Please set down all the lines beneath this one exactly, without the pictures.

| Dataset extract |
****************

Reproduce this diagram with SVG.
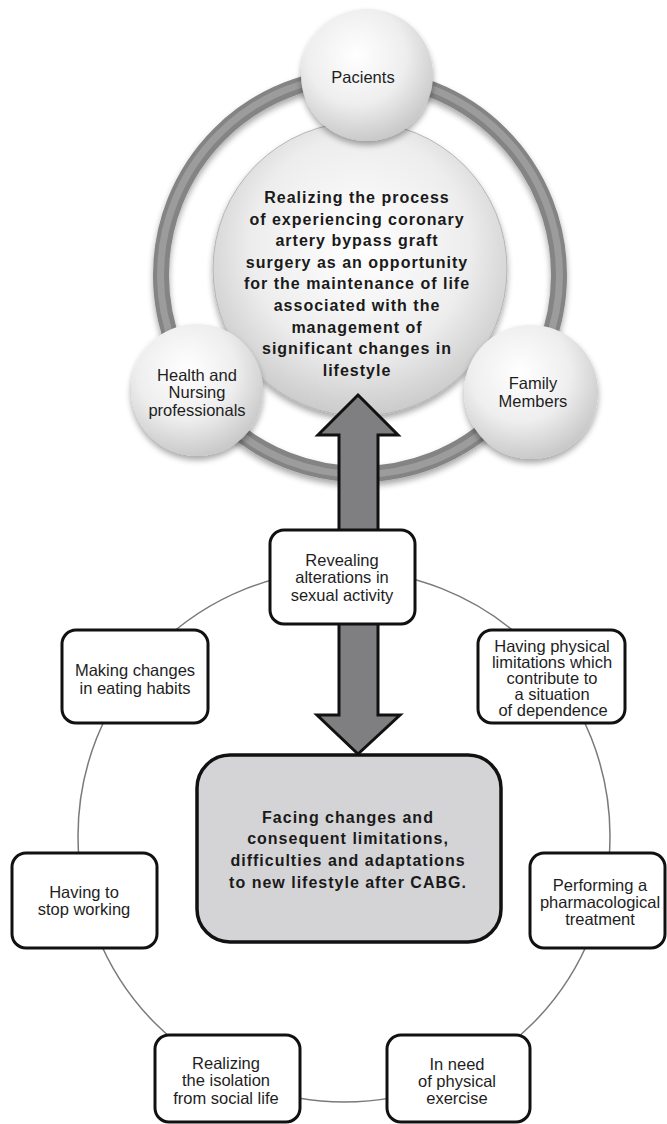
<svg xmlns="http://www.w3.org/2000/svg" width="667" height="1124" viewBox="0 0 667 1124">
<defs>
<radialGradient id="satGrad" cx="42%" cy="35%" r="68%">
<stop offset="0" stop-color="#ffffff"/>
<stop offset="0.55" stop-color="#eeeeee"/>
<stop offset="1" stop-color="#c6c6c6"/>
</radialGradient>
<radialGradient id="cenGrad" cx="50%" cy="42%" r="62%">
<stop offset="0" stop-color="#ffffff"/>
<stop offset="0.6" stop-color="#ededed"/>
<stop offset="1" stop-color="#c4c4c4"/>
</radialGradient>
<filter id="shadow" x="-20%" y="-20%" width="140%" height="150%">
<feGaussianBlur in="SourceAlpha" stdDeviation="3"/>
<feOffset dx="0" dy="4" result="b"/>
<feComponentTransfer><feFuncA type="linear" slope="0.35"/></feComponentTransfer>
<feMerge><feMergeNode/><feMergeNode in="SourceGraphic"/></feMerge>
</filter>
<style>
.reg{font-family:"Liberation Sans",Arial,sans-serif;font-size:16.5px;fill:#1e1e1e;text-anchor:middle}
.bold{font-family:"Liberation Sans",Arial,sans-serif;font-size:16px;font-weight:bold;letter-spacing:1px;fill:#1a1a1a;text-anchor:middle}
.box{fill:#ffffff;stroke:#111111;stroke-width:3}
.sat{fill:url(#satGrad);filter:url(#shadow)}
</style>
</defs>
<rect width="667" height="1124" fill="#ffffff"/>

<g id="connectors">
<circle cx="344" cy="836" r="266" fill="none" stroke="#7a7a7a" stroke-width="1.5"/>
<g id="ring" filter="url(#shadow)">
<circle cx="360" cy="275" r="199" fill="none" stroke="#848484" stroke-width="16"/>
<circle cx="360" cy="275" r="199.5" fill="none" stroke="#9c9c9c" stroke-width="7"/>
</g>
</g>

<g id="center-circle">
<circle cx="360" cy="269" r="147" fill="url(#cenGrad)" stroke="#b5b5b5" stroke-width="1" filter="url(#shadow)"/>
<text class="bold"><tspan x="357" y="203">Realizing the process</tspan><tspan x="357" y="225">of experiencing coronary</tspan><tspan x="357" y="246">artery bypass graft</tspan><tspan x="357" y="268">surgery as an opportunity</tspan><tspan x="357" y="289">for the maintenance of life</tspan><tspan x="357" y="311">associated with the</tspan><tspan x="357" y="333">management of</tspan><tspan x="357" y="354">significant changes in</tspan><tspan x="357" y="376">lifestyle</tspan></text>
</g>

<g id="pacients">
<circle class="sat" cx="367" cy="75" r="66"/>
<text class="reg" x="363" y="83">Pacients</text>
</g>

<g id="health">
<circle class="sat" cx="197" cy="390" r="66"/>
<text class="reg"><tspan x="197" y="381">Health and</tspan><tspan x="197" y="398">Nursing</tspan><tspan x="197" y="416">professionals</tspan></text>
</g>

<g id="family">
<circle class="sat" cx="531" cy="392" r="67"/>
<text class="reg"><tspan x="533" y="389">Family</tspan><tspan x="533" y="407">Members</tspan></text>
</g>

<g id="double-arrow">
<polygon points="358,395 398,435 378,435 378,715 400,715 358,754 317,715 339,715 339,435 318,435" fill="#7f7f82" stroke="#111111" stroke-width="3" stroke-linejoin="miter"/>
</g>

<g id="revealing">
<rect class="box" x="270" y="530" width="145" height="94" rx="14"/>
<text class="reg"><tspan x="342" y="566">Revealing</tspan><tspan x="342" y="583">alterations in</tspan><tspan x="342" y="601">sexual activity</tspan></text>
</g>

<g id="making">
<rect class="box" x="62" y="630" width="146" height="93" rx="14"/>
<text class="reg"><tspan x="135" y="676">Making changes</tspan><tspan x="135" y="694">in eating habits</tspan></text>
</g>

<g id="physical-limitations">
<rect class="box" x="478" y="630" width="147" height="93" rx="14"/>
<text class="reg"><tspan x="552" y="652">Having physical</tspan><tspan x="552" y="668">limitations which</tspan><tspan x="552" y="684">contribute to</tspan><tspan x="552" y="700">a situation</tspan><tspan x="553" y="716">of dependence</tspan></text>
</g>

<g id="main">
<rect x="197" y="755" width="304" height="187" rx="33" fill="#d4d4d6" stroke="#111111" stroke-width="3.5"/>
<text class="bold"><tspan x="348" y="823">Facing changes and</tspan><tspan x="348" y="844">consequent limitations,</tspan><tspan x="348" y="866">difficulties and adaptations</tspan><tspan x="348" y="888">to new lifestyle after CABG.</tspan></text>
</g>

<g id="stop-working">
<rect class="box" x="12" y="853" width="145" height="95" rx="14"/>
<text class="reg"><tspan x="84" y="898">Having to</tspan><tspan x="84" y="915">stop working</tspan></text>
</g>

<g id="pharmacological">
<rect class="box" x="530" y="853" width="135" height="95" rx="14"/>
<text class="reg"><tspan x="600" y="891">Performing a</tspan><tspan x="600" y="908">pharmacological</tspan><tspan x="600" y="925">treatment</tspan></text>
</g>

<g id="isolation">
<rect class="box" x="155" y="1035" width="145" height="87" rx="14"/>
<text class="reg"><tspan x="226" y="1069">Realizing</tspan><tspan x="226" y="1086">the isolation</tspan><tspan x="226" y="1104">from social life</tspan></text>
</g>

<g id="exercise">
<rect class="box" x="387" y="1035" width="143" height="87" rx="14"/>
<text class="reg"><tspan x="457" y="1070">In need</tspan><tspan x="457" y="1087">of physical</tspan><tspan x="457" y="1104">exercise</tspan></text>
</g>
</svg>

****************

| Result of the exercise |
Reproduce this diagram with SVG.
<svg xmlns="http://www.w3.org/2000/svg" width="667" height="1124" viewBox="0 0 667 1124">
<defs>
<radialGradient id="satGrad" cx="42%" cy="35%" r="68%">
<stop offset="0" stop-color="#ffffff"/>
<stop offset="0.55" stop-color="#eeeeee"/>
<stop offset="1" stop-color="#c6c6c6"/>
</radialGradient>
<radialGradient id="cenGrad" cx="50%" cy="42%" r="62%">
<stop offset="0" stop-color="#ffffff"/>
<stop offset="0.6" stop-color="#ededed"/>
<stop offset="1" stop-color="#c4c4c4"/>
</radialGradient>
<filter id="shadow" x="-20%" y="-20%" width="140%" height="150%">
<feGaussianBlur in="SourceAlpha" stdDeviation="3"/>
<feOffset dx="0" dy="4" result="b"/>
<feComponentTransfer><feFuncA type="linear" slope="0.35"/></feComponentTransfer>
<feMerge><feMergeNode/><feMergeNode in="SourceGraphic"/></feMerge>
</filter>
<style>
.reg{font-family:"Liberation Sans",Arial,sans-serif;font-size:16.5px;fill:#1e1e1e;text-anchor:middle}
.bold{font-family:"Liberation Sans",Arial,sans-serif;font-size:16px;font-weight:bold;letter-spacing:1px;fill:#1a1a1a;text-anchor:middle}
.box{fill:#ffffff;stroke:#111111;stroke-width:3}
.sat{fill:url(#satGrad);filter:url(#shadow)}
</style>
</defs>
<rect width="667" height="1124" fill="#ffffff"/>

<g id="connectors">
<circle cx="344" cy="836" r="266" fill="none" stroke="#7a7a7a" stroke-width="1.5"/>
<g id="ring" filter="url(#shadow)">
<circle cx="360" cy="275" r="199" fill="none" stroke="#848484" stroke-width="16"/>
<circle cx="360" cy="275" r="199.5" fill="none" stroke="#9c9c9c" stroke-width="7"/>
</g>
</g>

<g id="center-circle">
<circle cx="360" cy="269" r="147" fill="url(#cenGrad)" stroke="#b5b5b5" stroke-width="1" filter="url(#shadow)"/>
<text class="bold"><tspan x="357" y="203">Realizing the process</tspan><tspan x="357" y="225">of experiencing coronary</tspan><tspan x="357" y="246">artery bypass graft</tspan><tspan x="357" y="268">surgery as an opportunity</tspan><tspan x="357" y="289">for the maintenance of life</tspan><tspan x="357" y="311">associated with the</tspan><tspan x="357" y="333">management of</tspan><tspan x="357" y="354">significant changes in</tspan><tspan x="357" y="376">lifestyle</tspan></text>
</g>

<g id="pacients">
<circle class="sat" cx="367" cy="75" r="66"/>
<text class="reg" x="363" y="83">Pacients</text>
</g>

<g id="health">
<circle class="sat" cx="197" cy="390" r="66"/>
<text class="reg"><tspan x="197" y="381">Health and</tspan><tspan x="197" y="398">Nursing</tspan><tspan x="197" y="416">professionals</tspan></text>
</g>

<g id="family">
<circle class="sat" cx="531" cy="392" r="67"/>
<text class="reg"><tspan x="533" y="389">Family</tspan><tspan x="533" y="407">Members</tspan></text>
</g>

<g id="double-arrow">
<polygon points="358,395 398,435 378,435 378,715 400,715 358,754 317,715 339,715 339,435 318,435" fill="#7f7f82" stroke="#111111" stroke-width="3" stroke-linejoin="miter"/>
</g>

<g id="revealing">
<rect class="box" x="270" y="530" width="145" height="94" rx="14"/>
<text class="reg"><tspan x="342" y="566">Revealing</tspan><tspan x="342" y="583">alterations in</tspan><tspan x="342" y="601">sexual activity</tspan></text>
</g>

<g id="making">
<rect class="box" x="62" y="630" width="146" height="93" rx="14"/>
<text class="reg"><tspan x="135" y="676">Making changes</tspan><tspan x="135" y="694">in eating habits</tspan></text>
</g>

<g id="physical-limitations">
<rect class="box" x="478" y="630" width="147" height="93" rx="14"/>
<text class="reg"><tspan x="552" y="652">Having physical</tspan><tspan x="552" y="668">limitations which</tspan><tspan x="552" y="684">contribute to</tspan><tspan x="552" y="700">a situation</tspan><tspan x="553" y="716">of dependence</tspan></text>
</g>

<g id="main">
<rect x="197" y="755" width="304" height="187" rx="33" fill="#d4d4d6" stroke="#111111" stroke-width="3.5"/>
<text class="bold"><tspan x="348" y="823">Facing changes and</tspan><tspan x="348" y="844">consequent limitations,</tspan><tspan x="348" y="866">difficulties and adaptations</tspan><tspan x="348" y="888">to new lifestyle after CABG.</tspan></text>
</g>

<g id="stop-working">
<rect class="box" x="12" y="853" width="145" height="95" rx="14"/>
<text class="reg"><tspan x="84" y="898">Having to</tspan><tspan x="84" y="915">stop working</tspan></text>
</g>

<g id="pharmacological">
<rect class="box" x="530" y="853" width="135" height="95" rx="14"/>
<text class="reg"><tspan x="600" y="891">Performing a</tspan><tspan x="600" y="908">pharmacological</tspan><tspan x="600" y="925">treatment</tspan></text>
</g>

<g id="isolation">
<rect class="box" x="155" y="1035" width="145" height="87" rx="14"/>
<text class="reg"><tspan x="226" y="1069">Realizing</tspan><tspan x="226" y="1086">the isolation</tspan><tspan x="226" y="1104">from social life</tspan></text>
</g>

<g id="exercise">
<rect class="box" x="387" y="1035" width="143" height="87" rx="14"/>
<text class="reg"><tspan x="457" y="1070">In need</tspan><tspan x="457" y="1087">of physical</tspan><tspan x="457" y="1104">exercise</tspan></text>
</g>
</svg>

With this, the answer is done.